Cette campagne, qui se déroule du 17 septembre au 26 octobre, vise donc à « convaincre les Français de ne plus hésiter à appeler le 119 dès qu’ils perçoivent ou pressentent une situation synonyme de violence sur les enfants », explique la directrice générale de France enfance protégée, Anne Morvan-Paris. Car trop souvent le silence l’emporte encore sur la vigilance. Preuve peut-être que le 119 est, certes, reconnu mais pas encore assez connu. Pourtant « appeler le 119 dès qu’un doute subsiste contribuerait à sauver des vies », insiste Florence Dabin.
Car le 119 est un lieu où les écoutants et les écoutantes qui, à l’instar d’Elodie, sont dans la grande majorité des cas des psychologues savent trouver les mots justes pour orienter et protéger. D’où la volonté des pouvoirs publics d’aller encore plus loin et de faire de l’appel au 119 un réflexe citoyen. Car selon l’enquête réalisée par l’institut Toluna-Harris, du 9 au 13 janvier 2025, « les violences faîtes aux enfants demeurent tabous, dans la société comme dans sphère privée ».

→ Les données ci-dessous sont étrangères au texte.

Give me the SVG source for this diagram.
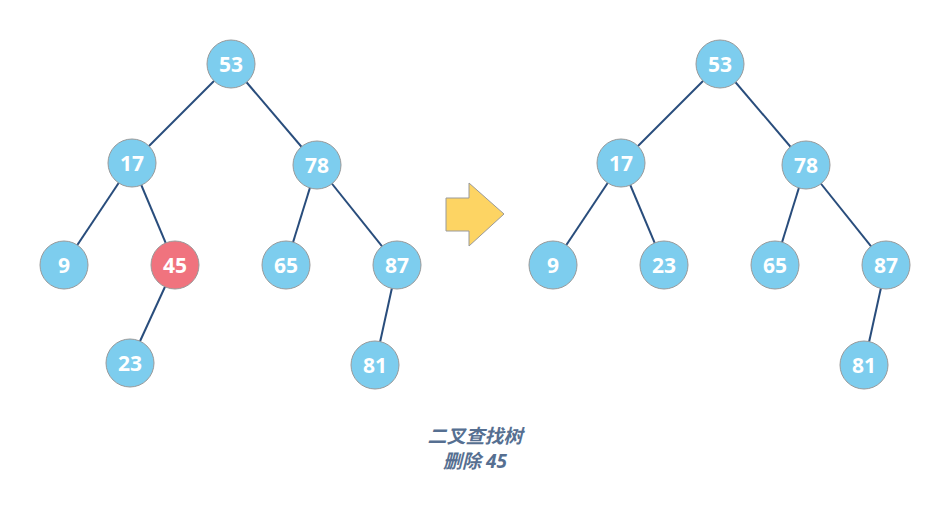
<svg xmlns="http://www.w3.org/2000/svg" width="947" height="505" viewBox="0 0 947 505">
<style>
.n{fill:#7dcdee;stroke:#9a9a9a;stroke-width:1}
.r{fill:#f0737e;stroke:#9a9a9a;stroke-width:1}
.t{font-family:"Open Sans","Noto Sans",sans-serif;font-weight:bold;font-size:21px;fill:#fff;text-anchor:middle;dominant-baseline:central}
.e line{stroke:#294d7c;stroke-width:2}
.cap{font-family:"Noto Sans","Noto Sans CJK SC",sans-serif;font-weight:bold;font-style:italic;font-size:19px;fill:#566f91;text-anchor:middle}
</style>
<rect width="947" height="505" fill="#fff"/>
<g id="connectors" class="e">
<line x1="231" y1="64" x2="132" y2="163"/>
<line x1="231" y1="64" x2="317" y2="165"/>
<line x1="132" y1="163" x2="64" y2="265"/>
<line x1="132" y1="163" x2="175" y2="265"/>
<line x1="317" y1="165" x2="286" y2="265"/>
<line x1="317" y1="165" x2="397" y2="265"/>
<line x1="175" y1="265" x2="130" y2="363"/>
<line x1="397" y1="265" x2="375" y2="365"/>
<line x1="720" y1="64" x2="621" y2="163"/>
<line x1="720" y1="64" x2="806" y2="165"/>
<line x1="621" y1="163" x2="553" y2="265"/>
<line x1="621" y1="163" x2="664" y2="265"/>
<line x1="806" y1="165" x2="775" y2="265"/>
<line x1="806" y1="165" x2="886" y2="265"/>
<line x1="886" y1="265" x2="864" y2="365"/>
</g>
<g id="L53"><circle class="n" cx="231" cy="64" r="24"/><text class="t" x="231" y="64">53</text></g>
<g id="L17"><circle class="n" cx="132" cy="163" r="24"/><text class="t" x="132" y="163">17</text></g>
<g id="L78"><circle class="n" cx="317" cy="165" r="24"/><text class="t" x="317" y="165">78</text></g>
<g id="L9"><circle class="n" cx="64" cy="265" r="24"/><text class="t" x="64" y="265">9</text></g>
<g id="L45"><circle class="r" cx="175" cy="265" r="24"/><text class="t" x="175" y="265">45</text></g>
<g id="L65"><circle class="n" cx="286" cy="265" r="24"/><text class="t" x="286" y="265">65</text></g>
<g id="L87"><circle class="n" cx="397" cy="265" r="24"/><text class="t" x="397" y="265">87</text></g>
<g id="L23"><circle class="n" cx="130" cy="363" r="24"/><text class="t" x="130" y="363">23</text></g>
<g id="L81"><circle class="n" cx="375" cy="365" r="24"/><text class="t" x="375" y="365">81</text></g>
<g id="R53"><circle class="n" cx="720" cy="64" r="24"/><text class="t" x="720" y="64">53</text></g>
<g id="R17"><circle class="n" cx="621" cy="163" r="24"/><text class="t" x="621" y="163">17</text></g>
<g id="R78"><circle class="n" cx="806" cy="165" r="24"/><text class="t" x="806" y="165">78</text></g>
<g id="R9"><circle class="n" cx="553" cy="265" r="24"/><text class="t" x="553" y="265">9</text></g>
<g id="R23"><circle class="n" cx="664" cy="265" r="24"/><text class="t" x="664" y="265">23</text></g>
<g id="R65"><circle class="n" cx="775" cy="265" r="24"/><text class="t" x="775" y="265">65</text></g>
<g id="R87"><circle class="n" cx="886" cy="265" r="24"/><text class="t" x="886" y="265">87</text></g>
<g id="R81"><circle class="n" cx="864" cy="365" r="24"/><text class="t" x="864" y="365">81</text></g>
<g id="arrow"><polygon points="446,198 469,198 469,183 504,214 469,246 469,231 446,231" fill="#fdd463" stroke="#9a9a9a" stroke-width="1"/></g>
<g id="caption"><text class="cap" x="475" y="443">二叉查找树</text><text class="cap" x="475" y="468">删除 45</text></g>
</svg>
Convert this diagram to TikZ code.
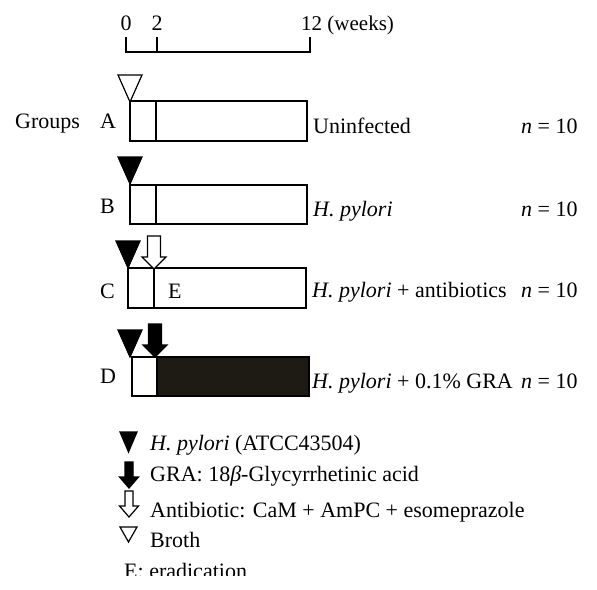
\documentclass[tikz,border=0pt]{standalone}
\usepackage{fontspec}
\setmainfont{Liberation Serif}
\definecolor{dk}{RGB}{30,26,20}
\tikzset{
  lbl/.style={anchor=base west, inner sep=0pt},
  lblc/.style={anchor=base, inner sep=0pt},
  boxline/.style={line width=1.3pt},
  divline/.style={line width=2.3pt},
  symline/.style={line width=1.2pt, line join=miter},
  bigtri/.pic={\path[pic actions] (0,0) -- (-12,-27) -- (12,-27) -- cycle;},
  smalltri/.pic={\path[pic actions] (0,0) -- (-8.5,-20) -- (8.5,-20) -- cycle;},
  flattri/.pic={\path[pic actions] (0,0) -- (-8.5,-15) -- (8.5,-15) -- cycle;},
  bigarrow/.pic={\path[pic actions] (0,0) -- (-12,-12) -- (-6.5,-12) -- (-6.5,-33) -- (6.5,-33) -- (6.5,-12) -- (12,-12) -- cycle;},
  smallarrow/.pic={\path[pic actions] (0,0) -- (-9.5,-11) -- (-4,-11) -- (-4,-26) -- (4,-26) -- (4,-11) -- (9.5,-11) -- cycle;},
}
\begin{document}
\begin{tikzpicture}[x=1pt,y=-1pt,font=\fontsize{22}{26}\selectfont]
\useasboundingbox (0,0) rectangle (597,589);

% time scale
\node[lblc] (t0) at (126,30) {0};
\node[lblc] (t2) at (157,30) {2};
\node[lbl,font=\fontsize{21}{25}\selectfont] (t12) at (301,30) {12 (weeks)};
\draw[line width=1.2pt] (126,37) -- (126,52) -- (310,52) -- (310,37);
\draw[line width=1.2pt] (157,37) -- (157,52);

% row labels
\node[lbl] (groups) at (15,128) {Groups};
\node[lbl] (la) at (100,128) {A};
\node[lbl] (lb) at (100,213) {B};
\node[lbl] (lc) at (100,298) {C};
\node[lbl] (ld) at (100,383) {D};

% row A
\draw[boxline] (130,101) rectangle (307,141);
\draw[divline] (156,101) -- (156,141);
\pic[symline, draw=black, fill=white] at (130,102) {bigtri};

% row B
\draw[boxline] (130,185) rectangle (307,224);
\draw[divline] (156,185) -- (156,224);
\pic[symline, draw=black, fill=black] at (130,184) {bigtri};

% row C
\draw[boxline] (128,268) rectangle (306,308);
\draw[divline] (154,268) -- (154,308);
\node[lbl] (e) at (168,298) {E};
\pic[symline, draw=black, fill=black] at (128,268) {bigtri};
\pic[symline, draw=black, fill=white] at (154,269) {bigarrow};

% row D
\fill[dk] (157,357) rectangle (309,396);
\draw[boxline] (132,357) rectangle (309,396);
\draw[boxline] (157,357) -- (157,396);
\pic[symline, draw=black, fill=black] at (130,357) {bigtri};
\pic[symline, draw=black, fill=black] at (155,357) {bigarrow};

% right labels
\node[lbl] (ra) at (313,133) {Uninfected};
\node[lbl] (rb) at (313,216) {\textit{H. pylori}};
\node[lbl] (rc) at (312,297) {\textit{H. pylori} + antibiotics};
\node[lbl] (rd) at (312,388) {\textit{H. pylori} + 0.1\% GRA};
\node[lbl] (na) at (521,133) {\textit{n} = 10};
\node[lbl] (nb) at (521,216) {\textit{n} = 10};
\node[lbl] (nc) at (521,297) {\textit{n} = 10};
\node[lbl] (nd) at (521,388) {\textit{n} = 10};

% legend
\pic[symline, draw=black, fill=black] at (128.5,452) {smalltri};
\node[lbl] (l1) at (150,450) {\textit{H. pylori} (ATCC43504)};
\pic[symline, draw=black, fill=black] at (129,488) {smallarrow};
\node[lbl] (l2) at (150,481) {GRA: 18\textit{β}-Glycyrrhetinic acid};
\pic[symline, draw=black, fill=white] at (129,517) {smallarrow};
\node[lbl] (l3) at (150,517) {Antibiotic: CaM + AmPC + esomeprazole};
\pic[symline, draw=black, fill=white] at (128.5,542) {flattri};
\node[lbl] (l4) at (150,547) {Broth};
\begin{scope}
\clip (0,0) rectangle (597,575);
\node[lbl] (l5) at (124,578) {E: eradication};
\end{scope}
\end{tikzpicture}
\end{document}
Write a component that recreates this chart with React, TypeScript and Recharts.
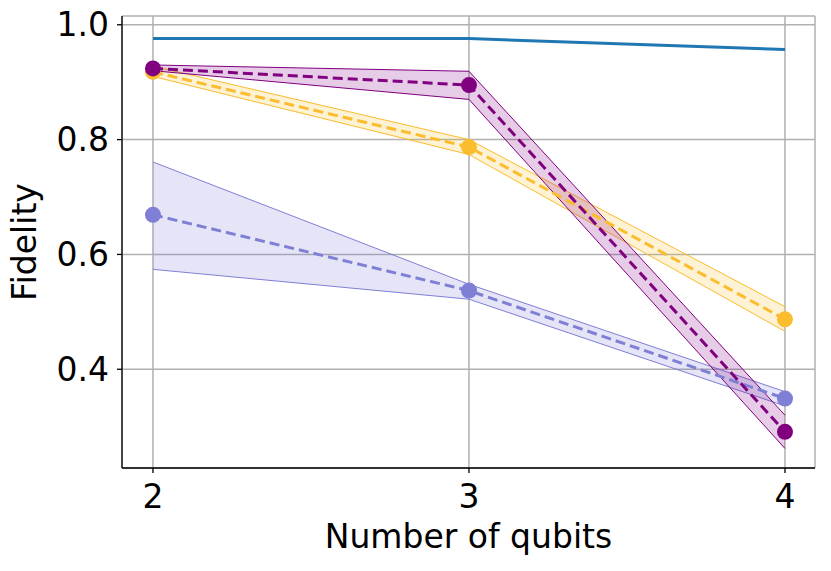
import { ComposedChart, Line, Area, XAxis, YAxis, CartesianGrid } from 'recharts'

const qubits = [2, 3, 4]
const baseline = [0.976, 0.976, 0.957]

const purpleMean = [0.924, 0.895, 0.291]
const purpleLow = [0.92, 0.87, 0.262]
const purpleHigh = [0.93, 0.919, 0.32]

const orangeMean = [0.918, 0.787, 0.487]
const orangeLow = [0.91, 0.774, 0.466]
const orangeHigh = [0.928, 0.8, 0.509]

const lavenderMean = [0.669, 0.537, 0.349]
const lavenderLow = [0.574, 0.522, 0.336]
const lavenderHigh = [0.761, 0.548, 0.361]

const xTicks = [2, 3, 4]
const yTicks = [0.4, 0.6, 0.8, 1.0]

const BLUE = '#1f77b4'
const PURPLE = '#800080'
const ORANGE = '#fbbc2e'
const LAVENDER = '#7f7fd5'
const FONT = 'DejaVu Sans, sans-serif'

const data = qubits.map((q, i) => ({
  q,
  baseline: baseline[i],
  purple: purpleMean[i],
  purpleBand: [purpleLow[i], purpleHigh[i]],
  orange: orangeMean[i],
  orangeBand: [orangeLow[i], orangeHigh[i]],
  lavender: lavenderMean[i],
  lavenderBand: [lavenderLow[i], lavenderHigh[i]],
}))

const tickStyle = { fill: '#000', fontSize: 33, fontFamily: FONT }

export default function App() {
  return (
    <div style={{ position: 'fixed', left: 0, top: 0, width: 831, height: 571, background: '#fff' }}>
      <ComposedChart
        width={831}
        height={571}
        data={data}
        margin={{ top: 16, right: 16, left: 0, bottom: 0 }}
      >
        <CartesianGrid stroke="#b0b0b0" strokeWidth={1.5} />
        <XAxis
          dataKey="q"
          type="number"
          domain={[1.902, 4.095]}
          ticks={xTicks}
          allowDataOverflow
          height={103}
          stroke="#000"
          strokeWidth={1.3}
          tickSize={5}
          tickMargin={12}
          tick={tickStyle}
          label={{
            content: (props: any) => {
              const vb = props.viewBox
              return (
                <text
                  x={vb.x + vb.width / 2}
                  y={vb.y + 80}
                  textAnchor="middle"
                  fontSize={33}
                  fontFamily={FONT}
                  fill="#000"
                >
                  Number of qubits
                </text>
              )
            },
          }}
        />
        <XAxis xAxisId="top" dataKey="q" type="number" orientation="top" domain={[1.902, 4.095]} height={0} tick={false} tickLine={false} stroke="#000" strokeWidth={1.3} />
        <YAxis
          type="number"
          domain={[0.228, 1.0153]}
          ticks={yTicks}
          allowDataOverflow
          width={122}
          stroke="#000"
          strokeWidth={1.3}
          tickSize={5}
          tickMargin={8}
          tick={tickStyle}
          tickFormatter={(v: number) => v.toFixed(1)}
          label={{
            content: (props: any) => {
              const vb = props.viewBox
              const cy = vb.y + vb.height / 2
              return (
                <text
                  x={36}
                  y={cy}
                  transform={`rotate(-90, 36, ${cy})`}
                  textAnchor="middle"
                  fontSize={33}
                  fontFamily={FONT}
                  fill="#000"
                >
                  Fidelity
                </text>
              )
            },
          }}
        />
        <YAxis yAxisId="right" orientation="right" width={0} tick={false} tickLine={false} stroke="#000" strokeWidth={1.3} />

        <Area dataKey="lavenderBand" type="linear" fill={LAVENDER} fillOpacity={0.2} stroke={LAVENDER} strokeWidth={1} isAnimationActive={false} />
        <Area dataKey="orangeBand" type="linear" fill={ORANGE} fillOpacity={0.2} stroke={ORANGE} strokeWidth={1} isAnimationActive={false} />
        <Area dataKey="purpleBand" type="linear" fill={PURPLE} fillOpacity={0.2} stroke={PURPLE} strokeWidth={1} isAnimationActive={false} />

        <Line dataKey="baseline" type="linear" stroke={BLUE} strokeWidth={3} dot={false} isAnimationActive={false} />
        <Line dataKey="lavender" type="linear" stroke={LAVENDER} strokeWidth={3} strokeDasharray="10 5" dot={{ r: 8, fill: LAVENDER, stroke: 'none' }} isAnimationActive={false} />
        <Line dataKey="orange" type="linear" stroke={ORANGE} strokeWidth={3} strokeDasharray="10 5" dot={{ r: 8, fill: ORANGE, stroke: 'none' }} isAnimationActive={false} />
        <Line dataKey="purple" type="linear" stroke={PURPLE} strokeWidth={3} strokeDasharray="10 5" dot={{ r: 8, fill: PURPLE, stroke: 'none' }} isAnimationActive={false} />
      </ComposedChart>
    </div>
  )
}
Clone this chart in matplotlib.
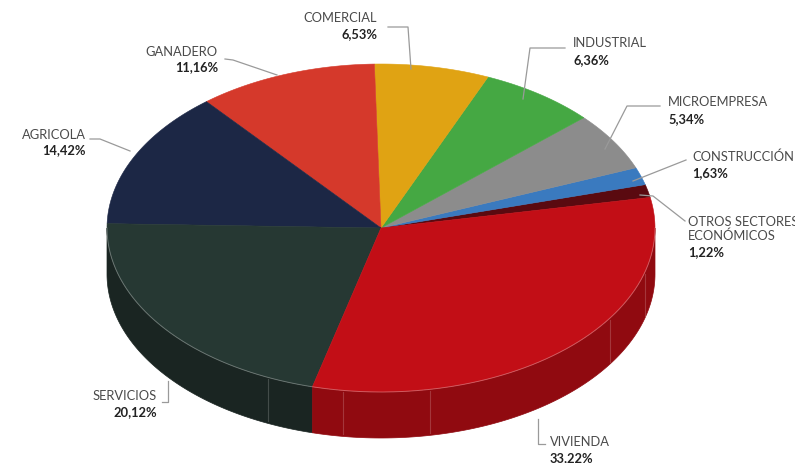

La raison ? Pour 74% des 2 065 personnes interrogées, il serait « difficile d’identifier les violences faites aux enfants » ; alors même que plus d’un tiers (35%) d’entre elles affirme « avoir soupçonné ou bien avoir été témoin d’une violence envers un enfant ». Et pour cause ! Seuls 42% des interrogés estiment être bien informés sur le sujet. Soit moins d’un Français sur deux. Et si la quasi-totalité des Français considèrent comme très graves les agressions sexuelles (95 %), l’utilisation d’un enfant à des fins illégales (93 %) ou son exposition à des images pornographiques (87 %), d’autres formes de maltraitance sont jugées moins sévèrement : les fessées ou gifles (21 %), le chantage (30 %) et le manque d’affection (33 %) sont encore perçus comme relativement tolérables par une partie de la population.
Cette campagne de sensibilisation aiderait donc tout un chacun à mieux appréhender et à repérer ces violences et contribuerait à libérer la parole. Comment ? « D’abord en aidant chacun à comprendre ce que sont réellement les violences faites aux enfants », explique Anne Morvan-Paris. En clair, l’ensemble des atteintes, par action ou par omission, pouvant nuire à l’intégrité, le développement ou la dignité des enfants ; qu’elles soient physiques, sexuelles, psychologiques ou encore liées à des négligences graves comme l’absence de soins, de nourriture ou de sécurité affective ».
Un clip, deux spots audio, des contenus numériques et des affiches viendront donc présenter concrètement des situations où des adultes s’interrogent face à un enfant qui ne va pas bien. Visible sur le web, au cinéma, dans les gares et centres commerciaux, et à l’écoute sur les plateformes de streaming, webradios et autres podcasts, cette campagne s’inscrit dans le cadre du Plan de lutte contre les violences faites aux enfants 2023-2027. Elle devrait contribuer à faire en sorte qu’une fois détectées ces violences soient signalées. En clair, que l’appel au 119 devienne systématique dès qu’un doute surgit. Et qu’ainsi « un enfant en danger soit réellement l’affaire de tous ».